Come è avvenuto il tuo trasferimento qui, dal momento che il Forlì si trovava in Serie D, mentre tu avevi militato fino a quel momento in Serie A e B? “Nel ’75 mi ritrovai ai margini della squadra emiliana, così chiesi al Forlì di potermi allenare con loro. Ricordo che agli allenamenti i tifosi chiedevano al Presidente Bianchi di tesserarmi a tutti i costi: c’era molto entusiasmo tra i tifosi. Alla fine Vulcano mi convinse a rimanere, nonostante l’interessamento del Parma, e così firmai. Rifarei questa scelta altre 100 volte!”
Che ricordi hai del tuo Forlì? “Arrivai a Forlì 28 anni, e ci rimasi fino ai 36. Divenni una bandiera della squadra, ed è normale che sia legato a questa città in maniera indissolubile. Di tutte le belle stagioni passate qui, ricordo la stagione 1979-1980, dove con Cinesinho in panchina, non andammo in B per un soffio.
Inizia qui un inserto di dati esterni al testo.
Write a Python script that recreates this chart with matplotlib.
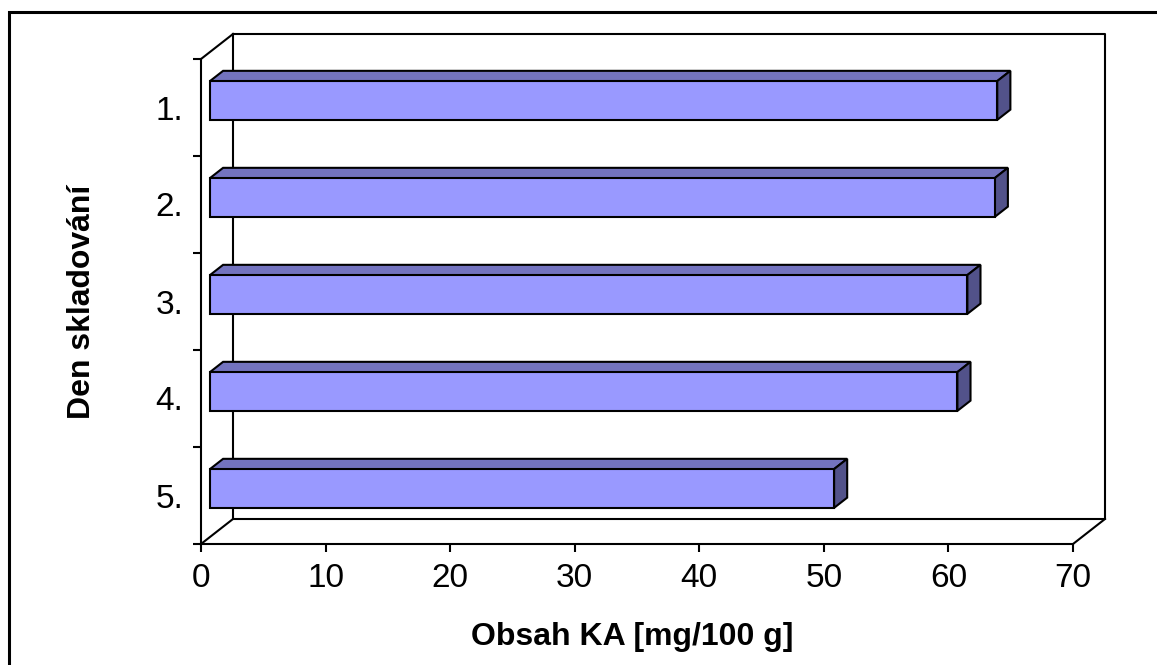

Di quella stagione non posso dimenticare una vittoria per 4-3 contro il Rimini, in una fantastica partita giocata sotto il diluvio. La squadra giocava un grande calcio e ci trovavamo sempre in posizioni di alta classifica. Quando si usciva dagli spogliatoi dopo una partita, il pubblico aspettava e ci dimostrava tutto il suo affetto. Mi sono tolto tante belle soddisfazioni, e sono fiero di aver vestito la maglia biancorossa a lungo”.
Hai un ricordo particolare di qualche personalità di Forlì? “Certamente. il Presidente Giovanni Bianchi era una persona eccezionale. Per lui il calcio era tutto ed era molto abile nello scovare giovani talenti da fare esordire nel Forlì. Ero legato poi a Bibo Bazzocchi e Pino Gavelli, che erano all’interno della società, e in generale a tutti i miei compagni di squadra con cui ho avuto la fortuna di condividere lo spogliatoio e il rettangolo verde”.
Qual’ è stato il tuo goal più bello segnato allo Stadio Morgagni? “Senza dubbio il goal del 2 a 0 segnato a 10 minuti dalla fine contro la Maceratese. Era il 22 maggio del 1977, e con un tiro a giro da fuori area insaccai la rete della porta alla sinistra della tribuna del Morgagni. Da quel momento in poi, ricordo solo i festeggiamenti per la promozione in Serie C!”